I know the big decision has to be made soon. But I am wondering how long have I got left with him. The vet thinks days rather than weeks unfortunately. I don't want him to suffer. He is in goodish form since he came back from vets and is eating & drinking & using litter tray as normal - though he seems to be gone off his dry food so I am giving him wet food.
I got the diagnosis yesterday over the phone and I didn't think to ask can I get meds for him. He seems comfortable but is sleeping a lot and has taken to sleeping in the bathroom on the mat rather than his own bed.
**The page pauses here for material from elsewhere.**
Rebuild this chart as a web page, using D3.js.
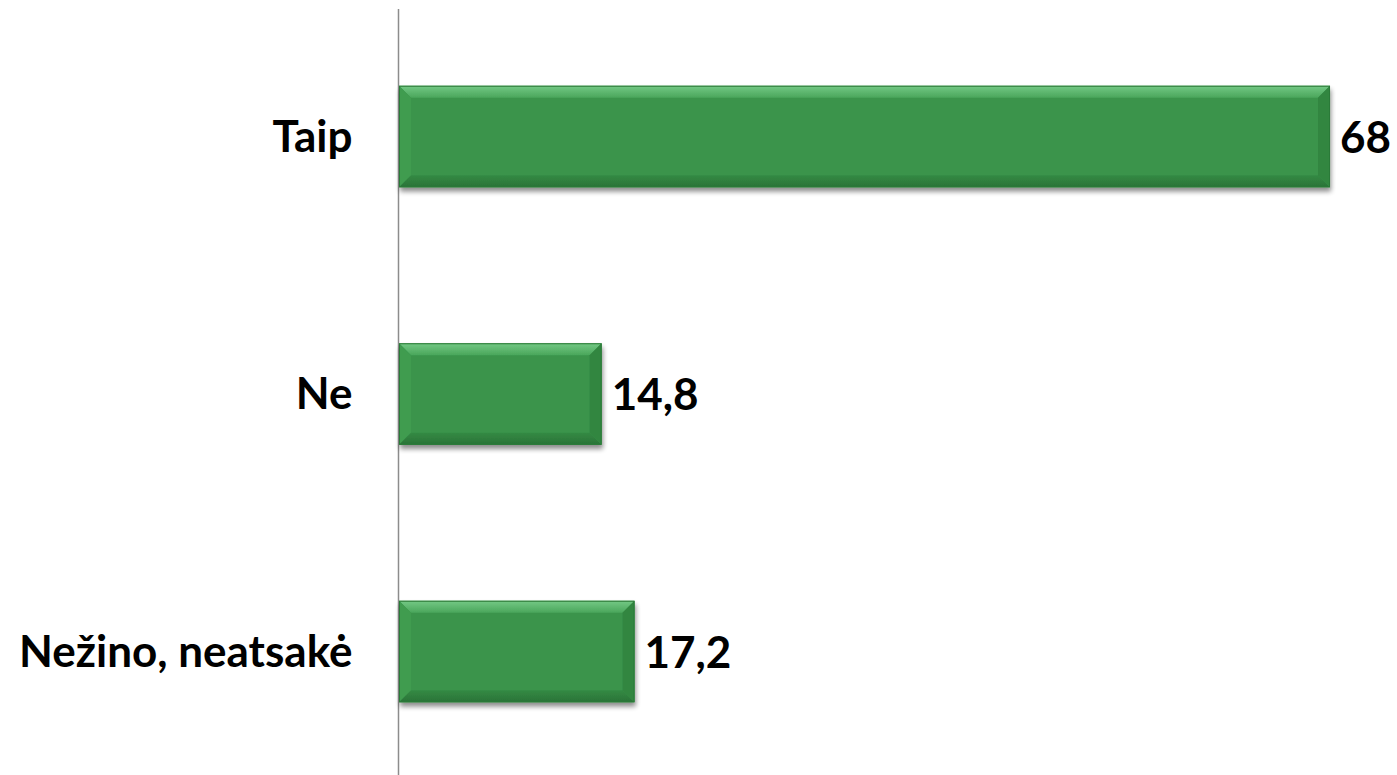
<!DOCTYPE html>
<html><head><meta charset="utf-8">
<script src="https://cdn.jsdelivr.net/npm/d3@7"></script>
<style>html,body{margin:0;padding:0;background:#fff;overflow:hidden}</style>
</head><body>
<svg id="c" width="1397" height="775"></svg>
<script>
const categories = ["Taip", "Ne", "Nežino, neatsakė"];
const values = [68, 14.8, 17.2];
const valueLabels = ["68", "14,8", "17,2"];

const svg = d3.select("#c");
const W = 1397, H = 775;
const fontFam = "Lato, 'Open Sans', sans-serif";
const fs = 44;

const x = d3.scaleLinear().domain([0, 70]).range([399, 1357.4]);
const y = d3.scaleBand().domain(categories).range([7.75, 780.25])
  .paddingInner(0.606).paddingOuter(0.303);

const defs = svg.append("defs");
const f = defs.append("filter").attr("id","sh").attr("x","-5%").attr("y","-20%").attr("width","110%").attr("height","150%");
f.append("feGaussianBlur").attr("in","SourceAlpha").attr("stdDeviation",2.5).attr("result","b");
f.append("feOffset").attr("in","b").attr("dx",1).attr("dy",4).attr("result","o");
f.append("feComponentTransfer").attr("in","o").attr("result","o2")
  .append("feFuncA").attr("type","linear").attr("slope",0.45);
const m = f.append("feMerge");
m.append("feMergeNode").attr("in","o2");
m.append("feMergeNode").attr("in","SourceGraphic");

const gT = defs.append("linearGradient").attr("id","gTop").attr("x1",0).attr("y1",0).attr("x2",0).attr("y2",1);
gT.append("stop").attr("offset",0).attr("stop-color","#74c985");
gT.append("stop").attr("offset",1).attr("stop-color","#4aa65b");
const gB = defs.append("linearGradient").attr("id","gBot").attr("x1",0).attr("y1",0).attr("x2",0).attr("y2",1);
gB.append("stop").attr("offset",0).attr("stop-color","#348a44");
gB.append("stop").attr("offset",1).attr("stop-color","#2a7337");

// axis
const yAxis = d3.axisLeft(y).tickSize(0).tickPadding(46);
const ax = svg.append("g").attr("transform","translate(398.5,0)").call(yAxis);
ax.select(".domain").attr("stroke","#8c8c8c").attr("stroke-width",1.5)
  .attr("d", `M0,9V${H}`);
ax.selectAll(".tick text").attr("font-family",fontFam).attr("font-weight","bold")
  .attr("font-size",fs).attr("fill","#000").attr("dy",null)
  .attr("dominant-baseline","auto").attr("y",15);

const b = 12;
const bars = svg.append("g").selectAll("g").data(categories).join("g").attr("filter","url(#sh)");
bars.each(function(c, i){
  const g = d3.select(this);
  const x0 = x(0), x1 = x(values[i]), y0 = y(c), y1 = y(c) + y.bandwidth();
  g.append("rect").attr("x",x0).attr("y",y0).attr("width",x1-x0).attr("height",y1-y0).attr("fill","#3a944b");
  const poly = (pts, fill) => g.append("polygon").attr("points", pts.map(p=>p.join(",")).join(" ")).attr("fill", fill);
  poly([[x0,y0],[x1,y0],[x1-b,y0+b],[x0+b,y0+b]], "url(#gTop)");
  poly([[x0,y0],[x0+b,y0+b],[x0+b,y1-b],[x0,y1]], "#3f9c50");
  poly([[x0,y1],[x0+b,y1-b],[x1-b,y1-b],[x1,y1]], "url(#gBot)");
  poly([[x1,y0],[x1-b,y0+b],[x1-b,y1-b],[x1,y1]], "#328641");
  g.append("rect").attr("x",x0+0.5).attr("y",y0+0.5).attr("width",x1-x0-1).attr("height",y1-y0-1)
    .attr("fill","none").attr("stroke","#2c7a39").attr("stroke-width",1);
});

svg.append("g").selectAll("text").data(categories).join("text")
  .attr("x", (c,i) => x(values[i]) + 10)
  .attr("y", c => y(c) + y.bandwidth()/2 + 16)
  .attr("font-family",fontFam).attr("font-weight","bold").attr("font-size",fs).attr("fill","#000")
  .text((c,i) => valueLabels[i]);
</script>
</body></html>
He is not the cat he was a few months ago but I had attributed this to the hyperthyroid meds. I am on annual leave from next week and I hope to spend his last days by his side - but I have to work today, tomorrow & some of Saturday. I feel guilty about being at work!


----------



## Exploding Chestnuts (28 July 2016)

asap


----------



## Blackwijet (28 July 2016)

So sorry to hear about your poor puss!  My Siamese was diagnosed with lung cancer june last year, she is 16 and I've had her for 6 years.  She has been on steroids ever since (as long as I can get them down her throat!) and seems to be coping quite well.  
I tend to work on the theory that as long as she is eating, drink, toileting and keeping herself clean then she is comfortable but as soon as she shows any signs of weight loss/discomfort/not looking after herself etc then I will have to make the difficult decision.    she too sleeps a lot but still enjoys a game and beats up her sister now and again.  I think you will find that your cat will let you know when he's had enough........I tend to believe in a day too early rather than a day to late. Nobody knows your cat as well as you do and I'm sure you will know when the time is right, don't feel guilty about working, cats sleep when you aren't there so he will just be pleased to see you when you get back home.  xx


----------



## pines of rome (28 July 2016)

So sorry for you and your boy. I would ask your vet for advice, maybe he could have some metacam, if you are worried  that he might have pain. I can understand you wanting to spend time with him next week, but I also would worry if I was out all day. I f he seems ok in himself, you might be able to have a little more time together. xx


----------



## m1stify (3 August 2016)

Just a little update he had a bad day Saturday thought that was it it was time but Sat evening he perked up and has been in good form since. Glad of the time with him and he with me!


----------